→ EXERCISE REQUIREMENTS: Reproduce, word for word, the span of lines starting at the line holding "Emit a web page" and ending at the line holding "const y = d3.scaleLinear().domain([0, 6]).range([238, 616]);". Omit every picture.

→ DATASET:
• • • • •
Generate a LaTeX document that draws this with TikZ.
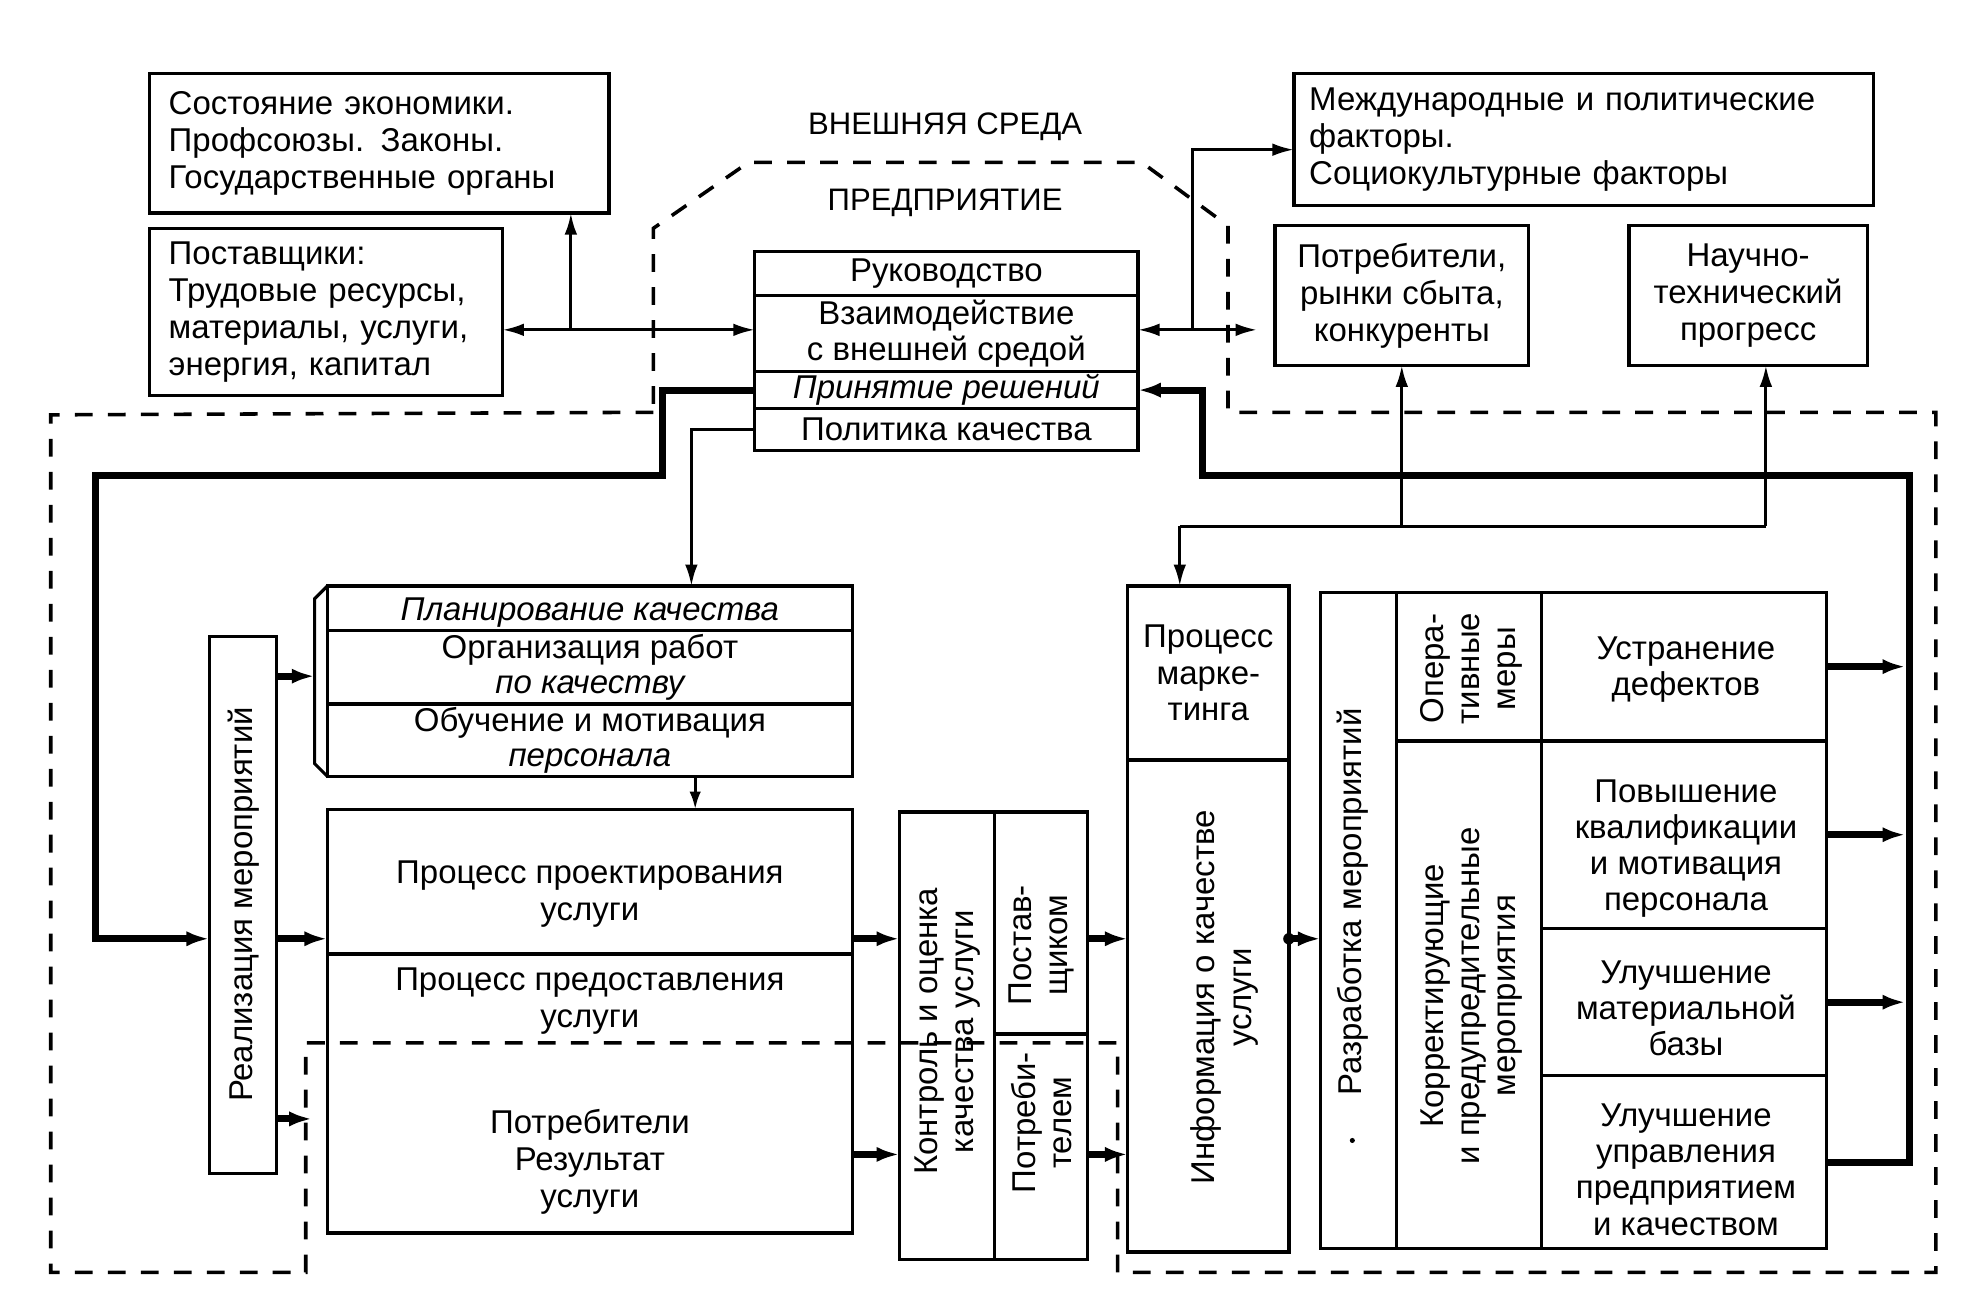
• • • • •
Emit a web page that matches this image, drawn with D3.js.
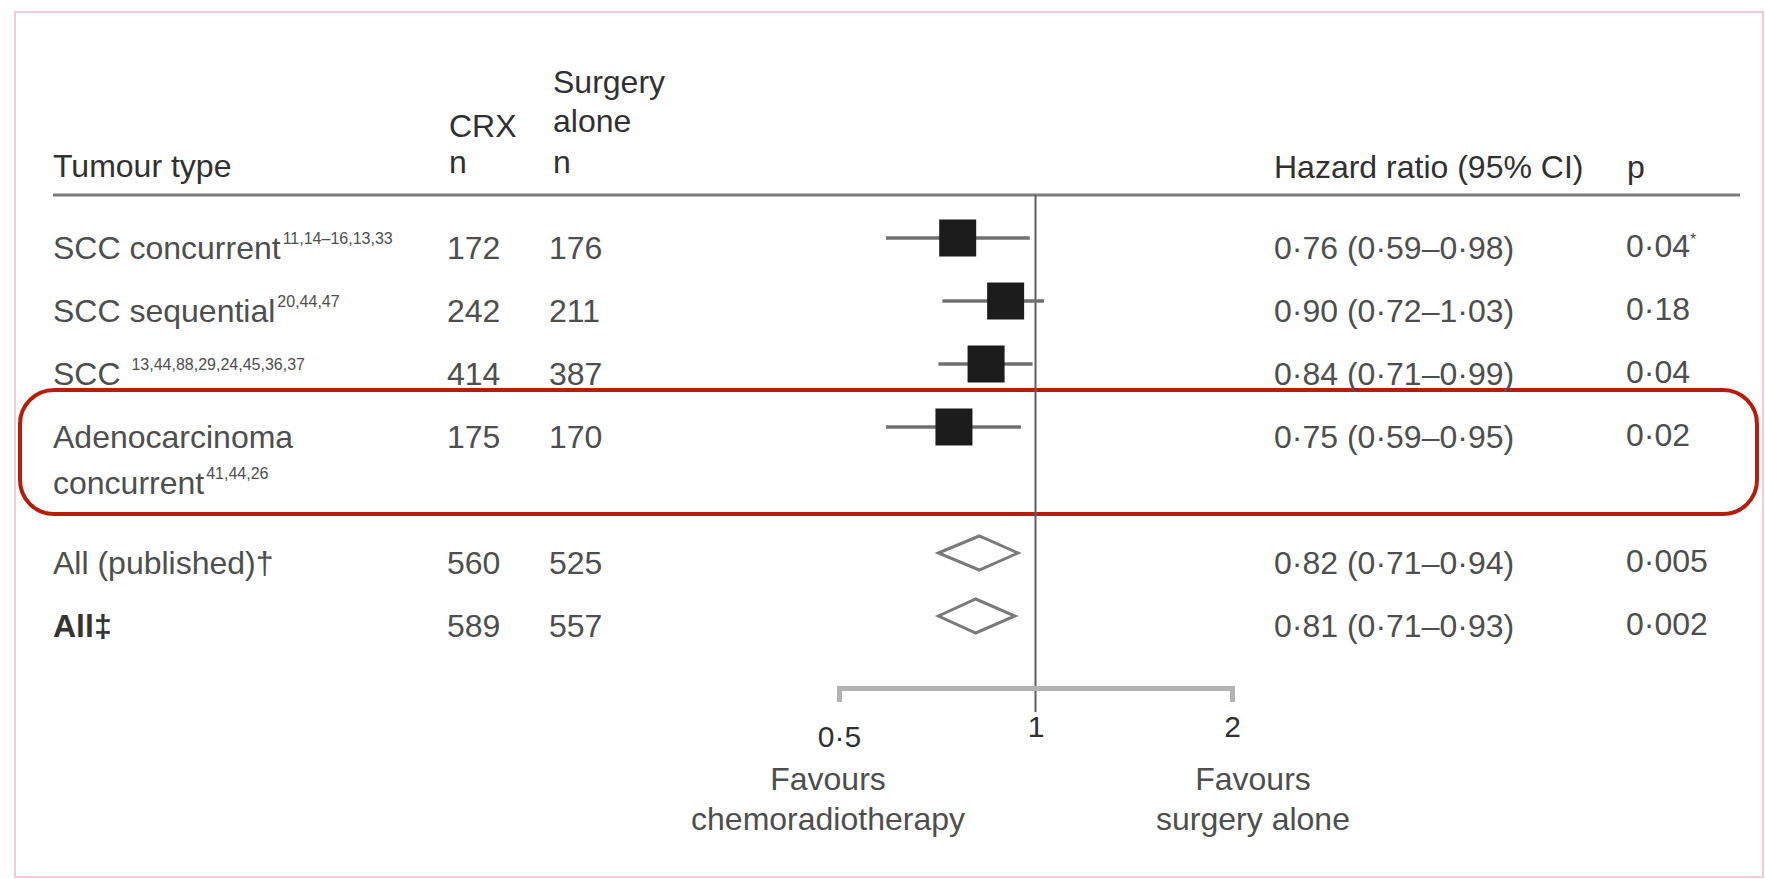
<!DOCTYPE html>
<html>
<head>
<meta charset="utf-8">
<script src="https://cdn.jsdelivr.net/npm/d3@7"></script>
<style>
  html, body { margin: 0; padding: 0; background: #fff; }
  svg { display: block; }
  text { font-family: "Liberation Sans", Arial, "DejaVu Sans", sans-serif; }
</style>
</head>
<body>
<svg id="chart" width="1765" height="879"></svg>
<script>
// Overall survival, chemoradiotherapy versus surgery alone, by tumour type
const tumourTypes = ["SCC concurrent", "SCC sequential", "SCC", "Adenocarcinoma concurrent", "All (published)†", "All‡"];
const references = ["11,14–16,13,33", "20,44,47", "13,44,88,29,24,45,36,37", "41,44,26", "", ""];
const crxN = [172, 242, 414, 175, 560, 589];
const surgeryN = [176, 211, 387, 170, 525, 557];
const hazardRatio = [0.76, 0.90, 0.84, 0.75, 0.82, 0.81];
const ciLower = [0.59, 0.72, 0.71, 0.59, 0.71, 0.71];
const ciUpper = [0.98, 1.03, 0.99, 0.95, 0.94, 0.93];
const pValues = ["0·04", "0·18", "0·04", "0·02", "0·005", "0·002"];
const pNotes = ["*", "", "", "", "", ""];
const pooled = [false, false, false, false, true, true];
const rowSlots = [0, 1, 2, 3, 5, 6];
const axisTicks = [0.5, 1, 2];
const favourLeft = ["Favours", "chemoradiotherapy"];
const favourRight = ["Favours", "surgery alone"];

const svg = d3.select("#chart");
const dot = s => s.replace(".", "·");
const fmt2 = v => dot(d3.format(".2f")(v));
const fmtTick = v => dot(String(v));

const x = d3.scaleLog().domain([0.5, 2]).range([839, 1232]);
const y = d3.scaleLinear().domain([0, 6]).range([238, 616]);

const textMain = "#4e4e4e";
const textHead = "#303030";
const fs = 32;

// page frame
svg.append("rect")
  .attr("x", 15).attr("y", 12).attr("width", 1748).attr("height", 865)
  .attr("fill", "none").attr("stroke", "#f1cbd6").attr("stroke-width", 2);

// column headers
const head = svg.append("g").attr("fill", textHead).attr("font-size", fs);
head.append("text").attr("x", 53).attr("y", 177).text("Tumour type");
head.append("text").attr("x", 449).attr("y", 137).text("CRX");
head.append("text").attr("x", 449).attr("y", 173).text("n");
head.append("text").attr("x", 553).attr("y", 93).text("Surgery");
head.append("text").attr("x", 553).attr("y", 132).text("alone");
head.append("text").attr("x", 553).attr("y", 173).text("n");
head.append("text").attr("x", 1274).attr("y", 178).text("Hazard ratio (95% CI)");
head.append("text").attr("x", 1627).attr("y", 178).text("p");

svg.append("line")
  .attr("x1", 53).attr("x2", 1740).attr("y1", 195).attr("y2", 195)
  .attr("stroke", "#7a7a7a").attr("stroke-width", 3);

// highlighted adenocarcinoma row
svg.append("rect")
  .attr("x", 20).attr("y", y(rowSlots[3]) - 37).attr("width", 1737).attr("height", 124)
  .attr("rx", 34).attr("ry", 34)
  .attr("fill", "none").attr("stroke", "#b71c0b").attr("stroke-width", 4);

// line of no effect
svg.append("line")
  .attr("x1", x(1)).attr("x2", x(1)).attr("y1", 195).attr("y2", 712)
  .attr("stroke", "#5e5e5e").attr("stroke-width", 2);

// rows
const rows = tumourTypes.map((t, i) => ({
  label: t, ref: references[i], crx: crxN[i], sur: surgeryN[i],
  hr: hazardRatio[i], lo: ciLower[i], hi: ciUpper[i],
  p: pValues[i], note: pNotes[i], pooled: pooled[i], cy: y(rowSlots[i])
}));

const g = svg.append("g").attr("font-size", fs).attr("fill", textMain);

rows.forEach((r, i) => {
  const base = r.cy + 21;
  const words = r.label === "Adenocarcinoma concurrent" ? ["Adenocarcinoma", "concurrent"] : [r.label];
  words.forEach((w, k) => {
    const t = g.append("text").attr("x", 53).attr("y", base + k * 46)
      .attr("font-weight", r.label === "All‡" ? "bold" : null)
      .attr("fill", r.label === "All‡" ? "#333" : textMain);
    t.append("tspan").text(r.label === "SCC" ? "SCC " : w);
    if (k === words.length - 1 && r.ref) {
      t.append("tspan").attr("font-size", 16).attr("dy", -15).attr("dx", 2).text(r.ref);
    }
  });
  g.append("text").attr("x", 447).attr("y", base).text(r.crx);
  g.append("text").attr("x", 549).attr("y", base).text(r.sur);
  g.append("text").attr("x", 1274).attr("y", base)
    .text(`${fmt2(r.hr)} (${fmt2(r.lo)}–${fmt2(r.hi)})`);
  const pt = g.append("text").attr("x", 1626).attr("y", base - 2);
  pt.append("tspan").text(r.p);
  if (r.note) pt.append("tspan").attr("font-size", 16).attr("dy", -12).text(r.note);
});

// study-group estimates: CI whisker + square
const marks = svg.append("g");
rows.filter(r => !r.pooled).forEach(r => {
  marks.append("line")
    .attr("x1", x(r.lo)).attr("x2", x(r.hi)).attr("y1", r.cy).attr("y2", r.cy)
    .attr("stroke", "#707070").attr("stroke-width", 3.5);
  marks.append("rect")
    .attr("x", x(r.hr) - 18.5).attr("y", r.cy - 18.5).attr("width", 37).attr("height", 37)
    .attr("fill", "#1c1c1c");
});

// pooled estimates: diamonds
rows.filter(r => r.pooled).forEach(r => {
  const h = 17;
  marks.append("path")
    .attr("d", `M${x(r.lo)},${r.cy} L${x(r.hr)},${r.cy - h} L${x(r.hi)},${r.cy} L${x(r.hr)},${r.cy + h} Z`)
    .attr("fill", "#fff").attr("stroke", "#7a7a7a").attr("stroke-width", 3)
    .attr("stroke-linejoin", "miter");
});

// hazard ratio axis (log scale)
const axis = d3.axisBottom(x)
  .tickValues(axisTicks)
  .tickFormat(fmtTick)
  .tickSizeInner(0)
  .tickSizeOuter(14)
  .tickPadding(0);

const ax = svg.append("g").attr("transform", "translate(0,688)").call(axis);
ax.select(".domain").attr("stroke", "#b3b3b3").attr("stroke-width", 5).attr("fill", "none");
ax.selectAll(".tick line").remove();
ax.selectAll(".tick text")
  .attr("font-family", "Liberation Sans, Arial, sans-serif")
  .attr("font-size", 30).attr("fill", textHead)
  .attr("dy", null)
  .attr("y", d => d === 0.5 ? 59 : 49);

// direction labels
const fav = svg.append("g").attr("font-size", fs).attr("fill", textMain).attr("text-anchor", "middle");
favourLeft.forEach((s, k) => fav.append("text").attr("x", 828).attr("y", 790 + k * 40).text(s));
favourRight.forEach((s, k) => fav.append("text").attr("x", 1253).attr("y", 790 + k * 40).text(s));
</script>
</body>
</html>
• • • • •
→ ANSWER TO THIS EXERCISE:
Emit a web page that matches this image, drawn with D3.js.
<!DOCTYPE html>
<html>
<head>
<meta charset="utf-8">
<script src="https://cdn.jsdelivr.net/npm/d3@7"></script>
<style>
  html, body { margin: 0; padding: 0; background: #fff; }
  svg { display: block; }
  text { font-family: "Liberation Sans", Arial, "DejaVu Sans", sans-serif; }
</style>
</head>
<body>
<svg id="chart" width="1765" height="879"></svg>
<script>
// Overall survival, chemoradiotherapy versus surgery alone, by tumour type
const tumourTypes = ["SCC concurrent", "SCC sequential", "SCC", "Adenocarcinoma concurrent", "All (published)†", "All‡"];
const references = ["11,14–16,13,33", "20,44,47", "13,44,88,29,24,45,36,37", "41,44,26", "", ""];
const crxN = [172, 242, 414, 175, 560, 589];
const surgeryN = [176, 211, 387, 170, 525, 557];
const hazardRatio = [0.76, 0.90, 0.84, 0.75, 0.82, 0.81];
const ciLower = [0.59, 0.72, 0.71, 0.59, 0.71, 0.71];
const ciUpper = [0.98, 1.03, 0.99, 0.95, 0.94, 0.93];
const pValues = ["0·04", "0·18", "0·04", "0·02", "0·005", "0·002"];
const pNotes = ["*", "", "", "", "", ""];
const pooled = [false, false, false, false, true, true];
const rowSlots = [0, 1, 2, 3, 5, 6];
const axisTicks = [0.5, 1, 2];
const favourLeft = ["Favours", "chemoradiotherapy"];
const favourRight = ["Favours", "surgery alone"];

const svg = d3.select("#chart");
const dot = s => s.replace(".", "·");
const fmt2 = v => dot(d3.format(".2f")(v));
const fmtTick = v => dot(String(v));

const x = d3.scaleLog().domain([0.5, 2]).range([839, 1232]);
const y = d3.scaleLinear().domain([0, 6]).range([238, 616]);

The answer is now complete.